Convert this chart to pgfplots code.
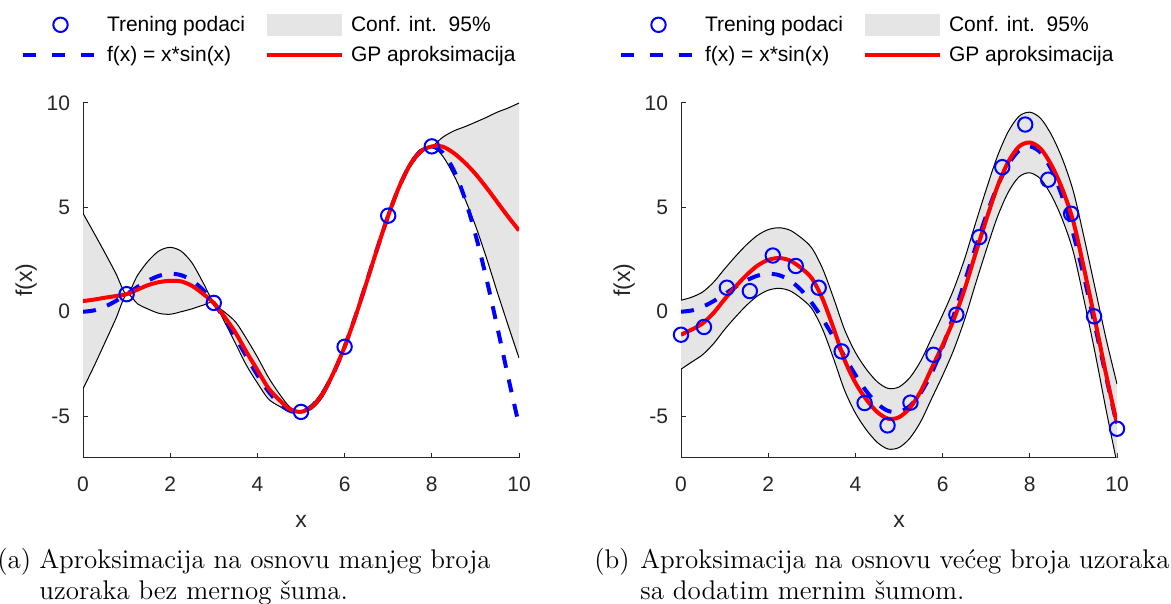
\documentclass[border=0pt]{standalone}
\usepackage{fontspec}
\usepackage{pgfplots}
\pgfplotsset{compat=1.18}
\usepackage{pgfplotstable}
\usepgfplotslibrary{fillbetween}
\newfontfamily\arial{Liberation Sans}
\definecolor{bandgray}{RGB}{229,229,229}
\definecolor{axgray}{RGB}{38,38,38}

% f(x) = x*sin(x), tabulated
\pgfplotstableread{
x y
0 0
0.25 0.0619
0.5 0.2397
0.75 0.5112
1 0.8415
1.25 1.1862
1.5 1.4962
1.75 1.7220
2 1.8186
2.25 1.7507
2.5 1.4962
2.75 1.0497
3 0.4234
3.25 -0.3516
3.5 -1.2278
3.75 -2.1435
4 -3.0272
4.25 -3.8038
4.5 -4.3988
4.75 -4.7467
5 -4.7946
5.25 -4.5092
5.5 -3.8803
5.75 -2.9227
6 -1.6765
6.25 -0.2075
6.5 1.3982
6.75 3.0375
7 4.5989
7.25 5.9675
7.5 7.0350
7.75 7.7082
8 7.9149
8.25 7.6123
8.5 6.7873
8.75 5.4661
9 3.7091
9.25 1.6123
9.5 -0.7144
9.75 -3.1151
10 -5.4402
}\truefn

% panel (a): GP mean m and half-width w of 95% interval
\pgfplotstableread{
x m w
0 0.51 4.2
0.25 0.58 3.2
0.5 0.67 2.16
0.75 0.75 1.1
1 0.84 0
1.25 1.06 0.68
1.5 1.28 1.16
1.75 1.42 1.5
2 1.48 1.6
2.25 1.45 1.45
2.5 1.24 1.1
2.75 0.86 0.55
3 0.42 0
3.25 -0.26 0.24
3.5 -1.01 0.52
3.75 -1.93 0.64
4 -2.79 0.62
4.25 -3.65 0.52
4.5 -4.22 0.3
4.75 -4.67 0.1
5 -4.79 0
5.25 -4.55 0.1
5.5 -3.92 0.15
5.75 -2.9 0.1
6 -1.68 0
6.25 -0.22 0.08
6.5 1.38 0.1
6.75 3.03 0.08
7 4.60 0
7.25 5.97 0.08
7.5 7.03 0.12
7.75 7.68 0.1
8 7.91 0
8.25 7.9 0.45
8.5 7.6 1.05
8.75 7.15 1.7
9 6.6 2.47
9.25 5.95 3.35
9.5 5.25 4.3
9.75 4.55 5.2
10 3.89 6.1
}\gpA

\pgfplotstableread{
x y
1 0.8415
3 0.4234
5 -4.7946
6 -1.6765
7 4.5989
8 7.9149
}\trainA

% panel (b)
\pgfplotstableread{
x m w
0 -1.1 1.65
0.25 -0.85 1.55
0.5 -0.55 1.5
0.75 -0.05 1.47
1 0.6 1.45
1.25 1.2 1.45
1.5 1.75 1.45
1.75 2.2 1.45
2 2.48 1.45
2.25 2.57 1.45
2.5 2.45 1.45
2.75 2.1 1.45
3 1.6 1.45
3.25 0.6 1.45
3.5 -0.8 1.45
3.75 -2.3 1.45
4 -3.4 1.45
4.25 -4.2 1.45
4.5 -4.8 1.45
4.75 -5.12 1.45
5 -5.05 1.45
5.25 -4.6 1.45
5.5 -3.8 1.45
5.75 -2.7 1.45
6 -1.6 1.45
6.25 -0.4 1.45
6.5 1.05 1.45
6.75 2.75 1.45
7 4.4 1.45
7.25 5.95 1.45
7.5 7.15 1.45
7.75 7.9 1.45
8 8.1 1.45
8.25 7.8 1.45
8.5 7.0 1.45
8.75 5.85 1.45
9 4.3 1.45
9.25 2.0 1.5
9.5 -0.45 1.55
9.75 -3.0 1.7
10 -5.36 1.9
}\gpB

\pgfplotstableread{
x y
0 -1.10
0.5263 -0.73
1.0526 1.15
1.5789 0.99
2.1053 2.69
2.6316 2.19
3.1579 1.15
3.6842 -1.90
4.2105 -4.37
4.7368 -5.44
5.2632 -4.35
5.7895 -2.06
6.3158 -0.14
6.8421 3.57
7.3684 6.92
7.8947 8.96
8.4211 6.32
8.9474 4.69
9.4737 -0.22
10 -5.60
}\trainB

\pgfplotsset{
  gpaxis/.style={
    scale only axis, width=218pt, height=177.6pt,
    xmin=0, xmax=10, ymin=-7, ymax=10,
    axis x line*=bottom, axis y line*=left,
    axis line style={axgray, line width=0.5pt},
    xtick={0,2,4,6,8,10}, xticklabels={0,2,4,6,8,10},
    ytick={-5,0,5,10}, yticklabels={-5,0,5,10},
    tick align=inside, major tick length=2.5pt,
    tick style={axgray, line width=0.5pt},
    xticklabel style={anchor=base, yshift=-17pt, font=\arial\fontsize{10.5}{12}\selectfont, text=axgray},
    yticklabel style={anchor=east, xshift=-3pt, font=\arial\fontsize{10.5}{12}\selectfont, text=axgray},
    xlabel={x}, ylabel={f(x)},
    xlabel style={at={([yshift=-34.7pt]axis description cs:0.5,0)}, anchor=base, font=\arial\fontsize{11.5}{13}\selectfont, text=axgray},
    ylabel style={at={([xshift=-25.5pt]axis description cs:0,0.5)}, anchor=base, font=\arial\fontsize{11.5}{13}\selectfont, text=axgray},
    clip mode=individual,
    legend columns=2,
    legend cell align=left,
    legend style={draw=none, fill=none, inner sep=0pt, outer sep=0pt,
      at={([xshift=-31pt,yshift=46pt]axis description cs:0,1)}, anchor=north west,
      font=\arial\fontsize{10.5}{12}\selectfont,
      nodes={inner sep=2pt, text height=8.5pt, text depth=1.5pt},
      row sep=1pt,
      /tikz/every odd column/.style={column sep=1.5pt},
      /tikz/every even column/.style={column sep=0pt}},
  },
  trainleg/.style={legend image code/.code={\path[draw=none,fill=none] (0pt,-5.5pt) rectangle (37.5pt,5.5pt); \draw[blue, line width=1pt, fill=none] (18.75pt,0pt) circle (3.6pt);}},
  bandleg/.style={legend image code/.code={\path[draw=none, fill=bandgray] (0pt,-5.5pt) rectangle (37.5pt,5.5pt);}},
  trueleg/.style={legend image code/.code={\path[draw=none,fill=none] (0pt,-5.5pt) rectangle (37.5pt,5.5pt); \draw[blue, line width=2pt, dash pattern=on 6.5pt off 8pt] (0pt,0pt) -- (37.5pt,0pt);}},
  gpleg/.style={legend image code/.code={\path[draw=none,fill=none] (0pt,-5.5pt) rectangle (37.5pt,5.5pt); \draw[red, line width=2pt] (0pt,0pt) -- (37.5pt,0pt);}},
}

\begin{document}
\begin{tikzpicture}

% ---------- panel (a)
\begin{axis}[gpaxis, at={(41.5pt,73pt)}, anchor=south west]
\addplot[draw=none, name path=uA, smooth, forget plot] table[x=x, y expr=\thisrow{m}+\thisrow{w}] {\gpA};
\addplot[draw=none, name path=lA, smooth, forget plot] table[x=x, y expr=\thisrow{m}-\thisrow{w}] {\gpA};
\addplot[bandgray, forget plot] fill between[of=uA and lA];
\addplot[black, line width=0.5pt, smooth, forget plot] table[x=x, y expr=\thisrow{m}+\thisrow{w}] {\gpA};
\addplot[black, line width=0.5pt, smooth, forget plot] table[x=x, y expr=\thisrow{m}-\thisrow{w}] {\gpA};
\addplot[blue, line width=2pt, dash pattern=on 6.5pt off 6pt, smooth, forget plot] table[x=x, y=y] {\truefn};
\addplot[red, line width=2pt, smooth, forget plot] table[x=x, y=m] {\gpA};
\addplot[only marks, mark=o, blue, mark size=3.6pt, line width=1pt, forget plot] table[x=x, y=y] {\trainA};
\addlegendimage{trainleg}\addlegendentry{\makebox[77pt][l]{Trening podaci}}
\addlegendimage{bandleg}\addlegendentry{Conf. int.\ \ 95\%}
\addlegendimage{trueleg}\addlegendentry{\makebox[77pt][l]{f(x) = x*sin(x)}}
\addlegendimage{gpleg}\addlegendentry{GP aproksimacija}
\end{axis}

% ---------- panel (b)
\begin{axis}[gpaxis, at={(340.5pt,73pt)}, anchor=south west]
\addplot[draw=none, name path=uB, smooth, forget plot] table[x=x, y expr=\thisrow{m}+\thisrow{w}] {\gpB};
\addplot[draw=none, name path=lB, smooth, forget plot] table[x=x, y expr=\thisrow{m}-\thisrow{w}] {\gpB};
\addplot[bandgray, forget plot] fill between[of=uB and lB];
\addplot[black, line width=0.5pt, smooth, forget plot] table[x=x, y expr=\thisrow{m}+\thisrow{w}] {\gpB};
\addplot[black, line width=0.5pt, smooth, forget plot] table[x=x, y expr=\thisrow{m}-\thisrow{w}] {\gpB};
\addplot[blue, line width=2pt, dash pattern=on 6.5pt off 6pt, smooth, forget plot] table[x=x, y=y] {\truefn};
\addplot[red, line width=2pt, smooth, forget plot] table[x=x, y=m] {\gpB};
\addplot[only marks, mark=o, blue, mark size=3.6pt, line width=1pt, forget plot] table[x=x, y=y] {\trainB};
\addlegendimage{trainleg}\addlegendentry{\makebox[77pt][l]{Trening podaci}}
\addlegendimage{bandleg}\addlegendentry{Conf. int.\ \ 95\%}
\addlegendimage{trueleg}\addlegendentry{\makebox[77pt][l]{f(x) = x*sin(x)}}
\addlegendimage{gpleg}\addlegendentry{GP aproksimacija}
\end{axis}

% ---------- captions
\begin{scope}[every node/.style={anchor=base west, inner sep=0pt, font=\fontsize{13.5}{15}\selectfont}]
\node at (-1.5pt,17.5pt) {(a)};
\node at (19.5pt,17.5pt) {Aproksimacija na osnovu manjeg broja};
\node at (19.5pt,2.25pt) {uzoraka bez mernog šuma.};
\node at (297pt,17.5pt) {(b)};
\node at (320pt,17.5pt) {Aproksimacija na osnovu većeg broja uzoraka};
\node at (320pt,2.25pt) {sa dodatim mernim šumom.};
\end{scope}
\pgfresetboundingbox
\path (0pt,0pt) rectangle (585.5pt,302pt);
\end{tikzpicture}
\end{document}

-*-*-

§ **What is asked**
Look over the material above and show each line where "code" appears.

§ **Reply**
Convert this chart to pgfplots code.
  trainleg/.style={legend image code/.code={\path[draw=none,fill=none] (0pt,-5.5pt) rectangle (37.5pt,5.5pt); \draw[blue, line width=1pt, fill=none] (18.75pt,0pt) circle (3.6pt);}},
  bandleg/.style={legend image code/.code={\path[draw=none, fill=bandgray] (0pt,-5.5pt) rectangle (37.5pt,5.5pt);}},
  trueleg/.style={legend image code/.code={\path[draw=none,fill=none] (0pt,-5.5pt) rectangle (37.5pt,5.5pt); \draw[blue, line width=2pt, dash pattern=on 6.5pt off 8pt] (0pt,0pt) -- (37.5pt,0pt);}},
  gpleg/.style={legend image code/.code={\path[draw=none,fill=none] (0pt,-5.5pt) rectangle (37.5pt,5.5pt); \draw[red, line width=2pt] (0pt,0pt) -- (37.5pt,0pt);}},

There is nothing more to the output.